The comfort trap works not by force, but by softness. It tames autonomy until it resembles a hobby. It transforms resilience into lifestyle branding. It neutralises rebellion by selling it back to itself.

The Comfort Trap as Performance

Rustic life is no longer lived in isolation. It is displayed. Videos show cabins raised in six weeks; reels glow with rustic kitchens, firelit interiors, enamel mugs. The aesthetic of rustic living has become a commodity. The more authentic it looks, the more dependent it is—not only on supply chains, but on broadband, platforms, monetisation.

The comfort trap is complete when rustic living becomes content. The cabin is no longer a refuge—it is a set. The yurt is no longer a home—it is a backdrop. Comfort here is not only physical but symbolic: the comfort of an audience, of applause, of validation.
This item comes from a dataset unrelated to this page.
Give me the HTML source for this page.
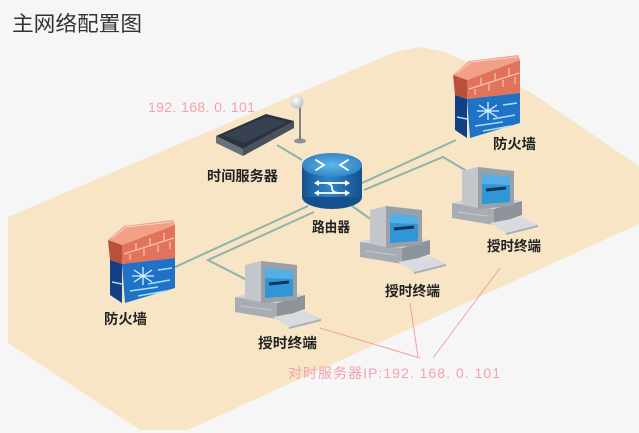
<!DOCTYPE html>
<html>
<head>
<meta charset="utf-8">
<style>
  html,body{margin:0;padding:0;background:#f6f6f6;}
  svg{display:block;}
  .lbl{font-family:"Liberation Sans","Noto Sans CJK SC",sans-serif;font-weight:bold;font-size:14px;fill:#222;}
  .ip{font-family:"Liberation Sans","Noto Sans CJK SC",sans-serif;font-size:14px;fill:#f3a3ab;}
</style>
</head>
<body>
<svg width="639" height="433" viewBox="0 0 639 433" xmlns="http://www.w3.org/2000/svg">
  <defs>
    <linearGradient id="rb" x1="0" y1="0" x2="1" y2="0">
      <stop offset="0" stop-color="#15518e"/>
      <stop offset="0.45" stop-color="#2f86c9"/>
      <stop offset="1" stop-color="#16508c"/>
    </linearGradient>
    <radialGradient id="rt" cx="0.5" cy="0.5" r="0.6">
      <stop offset="0" stop-color="#5fb4e8"/>
      <stop offset="1" stop-color="#2a7fc2"/>
    </radialGradient>
    <radialGradient id="ball" cx="0.4" cy="0.35" r="0.7">
      <stop offset="0" stop-color="#ffffff"/>
      <stop offset="1" stop-color="#b9bcc2"/>
    </radialGradient>
    <g id="pc">
      <!-- base -->
      <polygon points="2,38 30,30 72,36 44,44" fill="#d3d6da"/>
      <polygon points="2,38 44,44 44,60 2,53" fill="#a8adb4"/>
      <polygon points="44,44 72,36 72,50 44,60" fill="#8d939a"/>
      <line x1="8" y1="47" x2="38" y2="51" stroke="#c8ccd0" stroke-width="1"/>
      <!-- monitor -->
      <polygon points="12,6 28,2 64,6 50,10" fill="#dfe2e5"/>
      <polygon points="12,6 28,2 28,43 12,40" fill="#c3c7cc"/>
      <polygon points="28,2 64,6 64,41 28,44" fill="#9aa0a7"/>
      <polygon points="32,9 60,12 60,37 32,39" fill="#2f97d6"/>
      <polygon points="32,9 60,12 60,20 32,19" fill="#6cc0ee" opacity="0.6"/>
      <path d="M36 25 L56 23" stroke="#123456" stroke-width="3"/>
      <!-- keyboard -->
      <polygon points="40,58 72,52 88,60 56,68" fill="#d8dbdf"/>
      <polygon points="56,68 88,60 88,62 56,70" fill="#a9aeb4"/>
    </g>
    <g id="fw">
      <!-- top -->
      <polygon points="0,0 16,-14 65,-20 67,-15 14,5" fill="#f2a088"/>
      <polyline points="4,-2 18,-13 64,-18" fill="none" stroke="#fbd0c2" stroke-width="1"/>
      <!-- left side -->
      <polygon points="0,0 14,5 14,24 2,20" fill="#b9503c"/>
      <polygon points="2,20 14,24 14,63 2,55" fill="#133f86"/>
      <!-- front red -->
      <polygon points="14,5 67,-15 67,18 14,24" fill="#e0735a"/>
      <!-- front blue -->
      <polygon points="14,24 67,18 67,48 17,63" fill="#1f72c6"/>
      <!-- bricks -->
      <g stroke="#f7c6b6" stroke-width="1.2" fill="none">
        <path d="M16 14 L66 -2"/>
        <path d="M28 3 L28 10 M42 -2 L42 6 M56 -7 L56 1 M22 20 L22 14 M36 16 L36 9 M50 12 L50 5 M62 9 L62 2"/>
      </g>
      <!-- starburst -->
      <g stroke="#d8f4ff" stroke-width="1.3">
        <path d="M26 30 L44 42 M44 30 L26 42 M35 27 L35 45 M24 36 L46 36"/>
      </g>
      <g stroke="#9fe2f7" stroke-width="1.6">
        <path d="M40 44 L62 40 M22 51 L50 47 M30 56 L58 51 M50 30 L64 28 M4 42 L14 44"/>
      </g>
    </g>
  </defs>

  <!-- background -->
  <rect width="639" height="433" fill="#f6f6f6"/>
  <!-- beige floor -->
  <polygon points="8,217 395,52 420,47 445,52 530,92 639,166 639,224 188,430 140,430 8,343" fill="#f7e5c5"/>

  <!-- title -->
  <text x="12" y="31" font-family="'Liberation Sans','Noto Sans CJK SC',sans-serif" font-size="21" fill="#333" textLength="130" lengthAdjust="spacingAndGlyphs">主网络配置图</text>

  <!-- connection lines -->
  <g stroke="#8db3aa" stroke-width="2" fill="none">
    <path d="M277 145 L302 160"/>
    <path d="M308 206 L173 268"/>
    <path d="M314 212 L208 260 L247 280"/>
    <path d="M352 206 L372 220"/>
    <path d="M362 183 L456 140"/>
    <path d="M364 190 L443 157 L470 173"/>
  </g>

  <!-- pink pointer lines -->
  <g stroke="#f0a3a3" stroke-width="1" fill="none">
    <path d="M320 328 L420 358"/>
    <path d="M410 303 L418 357"/>
    <path d="M500 268 L433 358"/>
  </g>

  <!-- time server -->
  <polygon points="216,136 243,149 243,156 216,143" fill="#6a717c"/>
  <polygon points="243,149 294,121 294,128 243,156" fill="#4a515c"/>
  <polygon points="216,136 266,114 294,121 243,149" fill="#2b3340"/>
  <polygon points="223,135 266,117 287,122 244,143" fill="#38414f"/>
  <!-- antenna -->
  <ellipse cx="300" cy="141" rx="6" ry="2.5" fill="#8e9399"/>
  <line x1="300" y1="106" x2="300" y2="141" stroke="#7c8288" stroke-width="2"/>
  <circle cx="297" cy="102" r="6.5" fill="url(#ball)"/>

  <!-- router -->
  <ellipse cx="332" cy="197" rx="30" ry="12" fill="#15508c"/>
  <rect x="302" y="165" width="60" height="32" fill="url(#rb)"/>
  <ellipse cx="332" cy="165" rx="30" ry="12" fill="url(#rt)"/>
  <g stroke="#ffffff" stroke-width="1.8" fill="none" stroke-linecap="round">
    <path d="M316 160 L324 165 L316 170"/>
    <path d="M348 160 L340 165 L348 170"/>
    <path d="M316 183 L348 183 M316 193 L348 193"/>
    <path d="M324 183 Q332 183 332 188 Q332 193 340 193"/>
  </g>
  <g fill="#ffffff">
    <polygon points="350,183 345,180 345,186"/>
    <polygon points="314,183 319,180 319,186"/>
    <polygon points="350,193 345,190 345,196"/>
    <polygon points="314,193 319,190 319,196"/>
  </g>

  <!-- firewalls -->
  <use href="#fw" transform="translate(453,75)"/>
  <use href="#fw" transform="translate(108,240)"/>

  <!-- computers -->
  <use href="#pc" transform="translate(450,165)"/>
  <use href="#pc" transform="translate(358,204)"/>
  <use href="#pc" transform="translate(233,259)"/>

  <!-- labels -->
  <text class="lbl" x="207" y="181" textLength="71" lengthAdjust="spacingAndGlyphs">时间服务器</text>
  <text class="lbl" x="312" y="232" font-size="13" textLength="38" lengthAdjust="spacingAndGlyphs">路由器</text>
  <text class="lbl" x="493" y="149" textLength="43" lengthAdjust="spacingAndGlyphs">防火墙</text>
  <text class="lbl" x="104" y="324" textLength="43" lengthAdjust="spacingAndGlyphs">防火墙</text>
  <text class="lbl" x="487" y="251" textLength="54" lengthAdjust="spacingAndGlyphs">授时终端</text>
  <text class="lbl" x="385" y="296" textLength="55" lengthAdjust="spacingAndGlyphs">授时终端</text>
  <text class="lbl" x="258" y="348" textLength="59" lengthAdjust="spacingAndGlyphs">授时终端</text>

  <!-- IP texts -->
  <text class="ip" x="148" y="112" textLength="107" lengthAdjust="spacing">192. 168. 0. 101</text>
  <text class="ip" x="288" y="378" textLength="212" lengthAdjust="spacing">对时服务器IP:192. 168. 0. 101</text>
</svg>
</body>
</html>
Rustic autonomy collapses into performance.

Even those who live without filming are shaped by the aesthetic. The rustic homestead exists inside a culture that markets it back to itself. The axe, the flannel shirt, the hand-thrown bowl—sold as symbols of authenticity. The “simple life” becomes an industry: affiliate links for knives, sponsorships for stoves, promo codes for boots. The very objects that soften hardship are the objects that fund the performance of hardship.

Performance shapes practice. Projects are chosen for their visual arc; hardship is edited into inspiration. Repairs happen on camera; mistakes are confessions that increase engagement. The grid returns through the lens. Off-grid living becomes a market niche; self-sufficiency becomes a brand promise; the homestead becomes an income stream that requires reliable packages, reliable networks, reliable returns. Dependency deepens, now justified as “making the lifestyle sustainable.”
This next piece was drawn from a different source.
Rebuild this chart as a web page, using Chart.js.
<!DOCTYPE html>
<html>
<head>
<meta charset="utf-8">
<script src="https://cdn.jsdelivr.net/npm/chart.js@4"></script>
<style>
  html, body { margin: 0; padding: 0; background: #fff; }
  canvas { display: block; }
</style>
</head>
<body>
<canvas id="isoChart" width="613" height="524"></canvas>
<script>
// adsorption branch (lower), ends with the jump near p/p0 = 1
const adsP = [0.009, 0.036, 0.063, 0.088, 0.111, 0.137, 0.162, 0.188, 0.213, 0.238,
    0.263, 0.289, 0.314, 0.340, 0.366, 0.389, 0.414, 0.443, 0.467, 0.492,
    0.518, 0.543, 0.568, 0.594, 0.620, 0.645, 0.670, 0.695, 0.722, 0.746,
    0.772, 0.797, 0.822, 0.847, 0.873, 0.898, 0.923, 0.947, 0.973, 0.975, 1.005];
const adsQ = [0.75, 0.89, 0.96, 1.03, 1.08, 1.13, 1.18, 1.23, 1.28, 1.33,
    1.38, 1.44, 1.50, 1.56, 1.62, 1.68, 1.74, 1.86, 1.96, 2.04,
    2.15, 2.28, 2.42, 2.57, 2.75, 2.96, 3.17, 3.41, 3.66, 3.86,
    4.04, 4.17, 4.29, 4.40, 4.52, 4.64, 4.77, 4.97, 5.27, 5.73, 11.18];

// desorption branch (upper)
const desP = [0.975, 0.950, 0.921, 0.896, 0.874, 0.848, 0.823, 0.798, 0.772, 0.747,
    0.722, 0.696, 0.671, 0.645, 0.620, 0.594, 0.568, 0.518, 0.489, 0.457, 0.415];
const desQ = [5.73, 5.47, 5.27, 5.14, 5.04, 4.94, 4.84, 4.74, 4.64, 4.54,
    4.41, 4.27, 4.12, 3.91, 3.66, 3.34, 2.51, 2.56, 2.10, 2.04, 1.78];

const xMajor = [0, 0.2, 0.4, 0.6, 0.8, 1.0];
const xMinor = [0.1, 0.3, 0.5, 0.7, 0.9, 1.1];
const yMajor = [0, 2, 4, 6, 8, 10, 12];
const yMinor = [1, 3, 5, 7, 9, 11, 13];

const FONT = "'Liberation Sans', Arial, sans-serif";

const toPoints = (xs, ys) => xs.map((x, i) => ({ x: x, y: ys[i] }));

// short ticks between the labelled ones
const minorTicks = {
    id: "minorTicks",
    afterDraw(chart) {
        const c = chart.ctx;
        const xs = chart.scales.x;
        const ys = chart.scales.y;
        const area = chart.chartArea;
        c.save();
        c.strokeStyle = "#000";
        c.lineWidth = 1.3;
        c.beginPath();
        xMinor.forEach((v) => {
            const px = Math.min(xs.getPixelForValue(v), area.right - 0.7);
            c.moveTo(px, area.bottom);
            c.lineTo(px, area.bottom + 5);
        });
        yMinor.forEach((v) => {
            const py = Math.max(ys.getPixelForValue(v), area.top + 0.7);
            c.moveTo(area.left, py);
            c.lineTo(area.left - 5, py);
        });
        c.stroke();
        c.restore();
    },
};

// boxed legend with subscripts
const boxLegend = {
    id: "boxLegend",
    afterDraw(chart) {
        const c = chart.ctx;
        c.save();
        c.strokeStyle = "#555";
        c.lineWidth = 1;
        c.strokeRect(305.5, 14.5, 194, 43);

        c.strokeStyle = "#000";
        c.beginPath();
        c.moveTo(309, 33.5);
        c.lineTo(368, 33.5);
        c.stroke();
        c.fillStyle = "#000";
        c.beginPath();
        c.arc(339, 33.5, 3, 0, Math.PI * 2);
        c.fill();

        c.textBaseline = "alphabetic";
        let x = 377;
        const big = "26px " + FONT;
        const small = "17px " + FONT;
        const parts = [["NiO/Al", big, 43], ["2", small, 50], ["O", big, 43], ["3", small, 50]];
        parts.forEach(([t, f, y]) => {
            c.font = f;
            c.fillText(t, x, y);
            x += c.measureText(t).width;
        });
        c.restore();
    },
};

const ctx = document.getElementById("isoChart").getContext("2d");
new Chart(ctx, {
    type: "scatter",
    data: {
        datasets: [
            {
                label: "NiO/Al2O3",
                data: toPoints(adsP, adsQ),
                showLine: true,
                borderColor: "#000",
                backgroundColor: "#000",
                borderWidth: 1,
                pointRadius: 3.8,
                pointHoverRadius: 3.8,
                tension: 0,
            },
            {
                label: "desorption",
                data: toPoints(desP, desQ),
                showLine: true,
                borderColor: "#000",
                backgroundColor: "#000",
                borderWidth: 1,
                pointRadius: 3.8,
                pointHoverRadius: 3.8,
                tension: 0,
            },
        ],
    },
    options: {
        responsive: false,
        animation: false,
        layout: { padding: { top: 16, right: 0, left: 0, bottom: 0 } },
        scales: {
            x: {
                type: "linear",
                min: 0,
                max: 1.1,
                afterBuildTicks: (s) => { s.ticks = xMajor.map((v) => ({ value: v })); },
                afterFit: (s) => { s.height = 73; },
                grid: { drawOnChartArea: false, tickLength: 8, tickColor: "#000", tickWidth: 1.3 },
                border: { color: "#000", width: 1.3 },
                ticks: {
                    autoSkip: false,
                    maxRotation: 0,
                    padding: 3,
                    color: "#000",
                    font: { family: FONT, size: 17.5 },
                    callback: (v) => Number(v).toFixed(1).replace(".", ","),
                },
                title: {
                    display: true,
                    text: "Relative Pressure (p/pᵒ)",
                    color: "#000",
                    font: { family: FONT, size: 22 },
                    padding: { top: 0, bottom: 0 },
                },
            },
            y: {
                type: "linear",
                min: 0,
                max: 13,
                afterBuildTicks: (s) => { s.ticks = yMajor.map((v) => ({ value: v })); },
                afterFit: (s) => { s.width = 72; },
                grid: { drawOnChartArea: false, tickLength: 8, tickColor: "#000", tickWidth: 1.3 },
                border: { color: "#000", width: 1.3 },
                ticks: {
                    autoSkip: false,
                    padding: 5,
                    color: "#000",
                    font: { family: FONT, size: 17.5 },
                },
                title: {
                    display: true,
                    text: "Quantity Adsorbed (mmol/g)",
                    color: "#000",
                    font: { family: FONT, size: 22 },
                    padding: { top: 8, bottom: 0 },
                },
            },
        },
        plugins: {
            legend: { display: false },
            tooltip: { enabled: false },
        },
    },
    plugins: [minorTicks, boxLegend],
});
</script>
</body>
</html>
The sociologists call it authenticity-as-brand. Baudrillard would call it simulacrum: the image of independence replacing independence itself. Rustic living ceases to be a condition and becomes a performance of a condition. The comfort trap is not merely material—it is cultural. The more it is seen, the less it is lived.

And yet the illusion persists because it heals something real. People are tired of noise, churn, abstraction. The cabin, the yurt, the off-grid homestead promise an answer. But the answer on offer is a curated one. Comfort enters to make the image bearable. Dependence returns to make the comfort possible. The system that is rejected in the prologue reappears in the final scene, necessary, permanent, undefeated.
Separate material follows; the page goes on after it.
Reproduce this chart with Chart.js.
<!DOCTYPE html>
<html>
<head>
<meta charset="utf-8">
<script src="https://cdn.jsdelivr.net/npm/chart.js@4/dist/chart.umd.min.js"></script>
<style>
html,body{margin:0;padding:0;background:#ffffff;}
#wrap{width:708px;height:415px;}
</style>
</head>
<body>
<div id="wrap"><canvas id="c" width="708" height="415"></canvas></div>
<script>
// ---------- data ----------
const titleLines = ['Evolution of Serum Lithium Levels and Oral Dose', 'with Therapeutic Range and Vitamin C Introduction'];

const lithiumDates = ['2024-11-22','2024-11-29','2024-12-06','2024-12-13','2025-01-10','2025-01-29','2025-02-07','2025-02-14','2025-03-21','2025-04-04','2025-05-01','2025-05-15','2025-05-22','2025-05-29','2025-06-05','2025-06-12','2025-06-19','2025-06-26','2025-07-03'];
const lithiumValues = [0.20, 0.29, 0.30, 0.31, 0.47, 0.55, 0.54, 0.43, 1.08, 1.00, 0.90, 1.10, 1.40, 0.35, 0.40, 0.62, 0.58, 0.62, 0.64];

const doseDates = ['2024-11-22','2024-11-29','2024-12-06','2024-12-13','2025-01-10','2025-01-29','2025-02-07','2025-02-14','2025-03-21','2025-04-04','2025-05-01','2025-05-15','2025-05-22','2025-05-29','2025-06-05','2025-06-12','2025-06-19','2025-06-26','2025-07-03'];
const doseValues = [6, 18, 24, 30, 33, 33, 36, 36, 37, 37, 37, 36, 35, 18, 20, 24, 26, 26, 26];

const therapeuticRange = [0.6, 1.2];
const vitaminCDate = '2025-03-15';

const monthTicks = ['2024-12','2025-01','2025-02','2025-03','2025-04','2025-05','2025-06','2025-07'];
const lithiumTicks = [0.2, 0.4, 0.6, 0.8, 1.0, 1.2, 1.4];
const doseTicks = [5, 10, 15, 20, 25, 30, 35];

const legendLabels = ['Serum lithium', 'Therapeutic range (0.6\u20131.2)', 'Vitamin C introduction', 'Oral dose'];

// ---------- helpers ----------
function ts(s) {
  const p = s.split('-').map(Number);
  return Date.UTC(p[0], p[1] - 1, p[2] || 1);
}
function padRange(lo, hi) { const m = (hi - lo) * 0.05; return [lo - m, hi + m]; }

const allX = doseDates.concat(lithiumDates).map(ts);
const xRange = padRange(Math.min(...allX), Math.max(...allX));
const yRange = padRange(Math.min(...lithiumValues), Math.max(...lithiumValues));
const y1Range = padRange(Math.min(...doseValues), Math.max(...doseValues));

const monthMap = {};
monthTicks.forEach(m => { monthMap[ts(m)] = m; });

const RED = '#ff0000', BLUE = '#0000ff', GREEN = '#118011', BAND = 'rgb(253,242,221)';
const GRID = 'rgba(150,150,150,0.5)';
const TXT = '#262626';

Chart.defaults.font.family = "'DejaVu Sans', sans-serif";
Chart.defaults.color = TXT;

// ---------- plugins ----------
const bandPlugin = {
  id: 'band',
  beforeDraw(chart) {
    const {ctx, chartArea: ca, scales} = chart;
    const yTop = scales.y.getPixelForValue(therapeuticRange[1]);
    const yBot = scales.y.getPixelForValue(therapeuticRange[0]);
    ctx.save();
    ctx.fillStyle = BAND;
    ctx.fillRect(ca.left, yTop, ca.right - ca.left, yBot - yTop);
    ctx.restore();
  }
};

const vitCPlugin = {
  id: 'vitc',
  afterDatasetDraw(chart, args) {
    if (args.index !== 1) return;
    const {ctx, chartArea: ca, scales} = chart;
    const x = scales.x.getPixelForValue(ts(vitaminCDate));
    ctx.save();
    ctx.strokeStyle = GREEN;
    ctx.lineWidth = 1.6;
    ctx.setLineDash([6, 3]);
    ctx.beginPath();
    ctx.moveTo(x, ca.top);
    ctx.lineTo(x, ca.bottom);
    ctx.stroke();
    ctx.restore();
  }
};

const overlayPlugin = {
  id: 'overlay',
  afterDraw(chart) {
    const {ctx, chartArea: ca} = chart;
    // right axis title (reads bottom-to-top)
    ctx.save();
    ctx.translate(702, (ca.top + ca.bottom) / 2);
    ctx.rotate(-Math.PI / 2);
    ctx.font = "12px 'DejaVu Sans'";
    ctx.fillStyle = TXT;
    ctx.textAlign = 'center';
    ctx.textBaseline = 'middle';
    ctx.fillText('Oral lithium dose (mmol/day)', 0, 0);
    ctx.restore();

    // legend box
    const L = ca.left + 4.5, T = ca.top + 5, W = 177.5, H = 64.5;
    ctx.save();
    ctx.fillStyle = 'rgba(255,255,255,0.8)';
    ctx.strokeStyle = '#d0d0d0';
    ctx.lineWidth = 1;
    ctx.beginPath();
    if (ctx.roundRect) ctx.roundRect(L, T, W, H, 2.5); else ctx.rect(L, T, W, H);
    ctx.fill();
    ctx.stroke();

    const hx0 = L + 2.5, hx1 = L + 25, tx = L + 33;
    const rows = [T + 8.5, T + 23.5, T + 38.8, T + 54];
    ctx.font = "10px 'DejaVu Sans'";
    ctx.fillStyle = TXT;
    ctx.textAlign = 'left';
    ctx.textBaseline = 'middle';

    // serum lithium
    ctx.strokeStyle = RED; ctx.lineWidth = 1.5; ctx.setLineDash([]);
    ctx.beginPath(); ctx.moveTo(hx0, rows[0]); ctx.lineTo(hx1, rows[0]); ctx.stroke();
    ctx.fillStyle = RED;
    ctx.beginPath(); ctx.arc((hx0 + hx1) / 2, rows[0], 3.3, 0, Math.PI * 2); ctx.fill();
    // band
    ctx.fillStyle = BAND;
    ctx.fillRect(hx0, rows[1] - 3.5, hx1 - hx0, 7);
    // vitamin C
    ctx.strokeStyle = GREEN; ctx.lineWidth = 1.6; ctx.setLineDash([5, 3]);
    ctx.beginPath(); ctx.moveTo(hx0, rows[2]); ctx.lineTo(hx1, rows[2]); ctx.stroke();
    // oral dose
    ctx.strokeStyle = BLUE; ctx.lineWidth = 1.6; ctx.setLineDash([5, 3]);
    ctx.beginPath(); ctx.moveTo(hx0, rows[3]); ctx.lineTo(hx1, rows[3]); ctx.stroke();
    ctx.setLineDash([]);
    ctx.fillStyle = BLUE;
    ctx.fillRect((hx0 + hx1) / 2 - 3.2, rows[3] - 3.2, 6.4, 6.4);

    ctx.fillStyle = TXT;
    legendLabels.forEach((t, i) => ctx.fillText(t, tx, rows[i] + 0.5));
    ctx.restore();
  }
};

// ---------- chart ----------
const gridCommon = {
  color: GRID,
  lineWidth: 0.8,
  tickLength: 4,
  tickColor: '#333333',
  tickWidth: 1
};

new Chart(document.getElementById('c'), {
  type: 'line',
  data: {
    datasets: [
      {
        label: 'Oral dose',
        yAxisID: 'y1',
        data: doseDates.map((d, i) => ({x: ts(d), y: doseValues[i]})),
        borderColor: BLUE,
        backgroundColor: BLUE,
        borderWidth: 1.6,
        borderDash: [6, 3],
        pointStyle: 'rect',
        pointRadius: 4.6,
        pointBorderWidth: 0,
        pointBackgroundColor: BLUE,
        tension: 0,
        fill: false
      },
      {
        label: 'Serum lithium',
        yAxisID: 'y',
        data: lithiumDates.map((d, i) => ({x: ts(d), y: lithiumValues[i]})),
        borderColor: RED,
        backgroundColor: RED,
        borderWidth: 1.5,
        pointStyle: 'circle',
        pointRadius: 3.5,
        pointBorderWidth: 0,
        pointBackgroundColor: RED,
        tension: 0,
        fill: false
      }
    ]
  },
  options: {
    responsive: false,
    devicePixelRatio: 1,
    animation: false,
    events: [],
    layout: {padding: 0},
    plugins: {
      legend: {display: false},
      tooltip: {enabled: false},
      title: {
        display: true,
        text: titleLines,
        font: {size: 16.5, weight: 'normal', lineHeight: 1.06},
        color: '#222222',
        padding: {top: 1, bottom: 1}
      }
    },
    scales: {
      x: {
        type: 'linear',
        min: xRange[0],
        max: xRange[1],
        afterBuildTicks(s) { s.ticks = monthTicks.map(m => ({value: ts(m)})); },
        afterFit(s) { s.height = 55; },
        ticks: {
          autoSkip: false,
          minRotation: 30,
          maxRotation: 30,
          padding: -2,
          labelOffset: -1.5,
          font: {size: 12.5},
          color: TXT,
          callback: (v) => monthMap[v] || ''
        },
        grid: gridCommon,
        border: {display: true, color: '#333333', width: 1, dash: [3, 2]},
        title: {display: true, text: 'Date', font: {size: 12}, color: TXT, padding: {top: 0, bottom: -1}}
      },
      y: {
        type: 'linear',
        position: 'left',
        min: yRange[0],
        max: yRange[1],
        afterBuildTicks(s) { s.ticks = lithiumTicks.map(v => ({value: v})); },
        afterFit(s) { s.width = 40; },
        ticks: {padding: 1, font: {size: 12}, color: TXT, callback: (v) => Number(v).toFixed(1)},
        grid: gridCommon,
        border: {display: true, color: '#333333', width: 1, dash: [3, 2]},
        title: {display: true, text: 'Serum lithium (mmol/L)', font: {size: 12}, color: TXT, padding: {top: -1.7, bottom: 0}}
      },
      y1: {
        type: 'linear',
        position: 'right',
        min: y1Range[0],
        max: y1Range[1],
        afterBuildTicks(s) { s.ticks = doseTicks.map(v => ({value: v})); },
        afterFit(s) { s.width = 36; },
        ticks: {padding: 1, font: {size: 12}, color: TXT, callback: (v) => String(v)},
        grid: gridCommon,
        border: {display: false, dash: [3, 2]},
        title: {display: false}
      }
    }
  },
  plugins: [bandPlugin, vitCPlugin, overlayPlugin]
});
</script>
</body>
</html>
The truth is cruel: cabins and yurts are not exits. They are the comfort trap—dependency softened by aesthetic, supply chains hidden behind timber and cloth, fragility masquerading as freedom. The log wall is beautiful. The tether runs through it.

Rustic living can still be meaningful. It can teach friction and attention, restore some craft and humility, slow a life that was spinning. But autonomy cannot be built on comfort. The more comfort you import, the less autonomy you own. The more you hide the chain, the tighter it becomes.

What remains is not severance, but honesty. Name the imports. Count the invoices. Admit the leash. Then live the life for what it truly is: not self-sufficiency, but a chosen distance—kept warm by chains you cannot make, sustained by systems you cannot leave, staged in rooms where the wood glows and the network hums, together.